Seen in this way, the transportation logistics provided by Uber, materials offered on eBay, and a design consultancy facilitated by Freelance.com are no longer destinations in themselves, but APIs, each offering a specific element in a production value chain. The recipe which strings them all together, turning an idea into reality, is the innovation, an innovation which can only emerge where friction has been been removed in every component of the recipe, via an API.
Like everything else within the culture of hyperconnectivity, these recipes will be shared within communities of expertise. People who care about televisions will trade recipes to cook up custom models; people who care about coffee or cookware or carpeting will be able to do the same thing. Being part of a community of expertise gives you access to all the production value chains associated with that community. This is already true: consider how hobbyists trade tips on where to find particularly obscure bits of mechanism, recordings, and so forth. But enough friction still exists to keep these production value chains very short. As that friction disappears, these production value chains grow long enough to span the whole distance from raw materials to finished product.

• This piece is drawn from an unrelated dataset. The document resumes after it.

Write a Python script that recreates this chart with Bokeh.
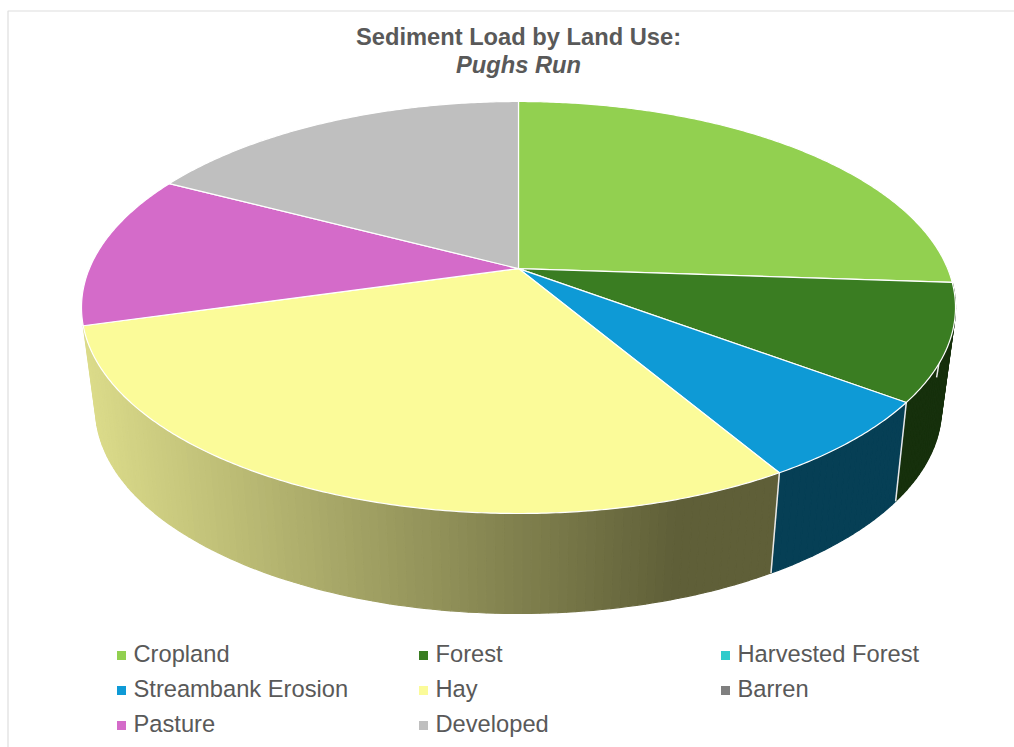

A hundred years ago, when Henry Ford established his River Rouge assembly plant, he needed nothing more than iron, sand, coke and raw rubber. From these basic ingredients, he manufactured millions of Model Ts, because River Rouge encompassed a production value chain able to refine, fabricate and assemble every part of the automobile. We are at the threshold of a similar, individual Industrial revolution: as businesses publish their APIs, customers gain unprecedented control over the means of production. A given customer can optimize for price, delivery time, carbon footprint, or any of a countless number of variables, crafting a production value chain which precisely meets their needs.
As more businesses present themselves as APIs ready to be wired into production value chains, the need for a frictionless medium of exchange will become more pronounced. Just as PayPal came along to take eBay global, a hypercurrency will arrive on the scene just as we need it, because there will be a universal demand for it.
As capital migrates from friction-filled national and international finance markets into hypereconomic frameworks, institutions dependent upon those frictions will be threatened. Banks will not be able to collect interest. Governments will not be able to tax – customs duties and user fees look to be the only ways governments can generate revenue. Courts will not be able to seize assets. The peculiar arrangement of laws and regulations which keep our economic system stable will grow increasingly meaningless. Governments and courts will try to follow capital flows into hypereconomic zones, only to learn that their mechanisms of control and enforcement are poorly matched to such a fluid environment.”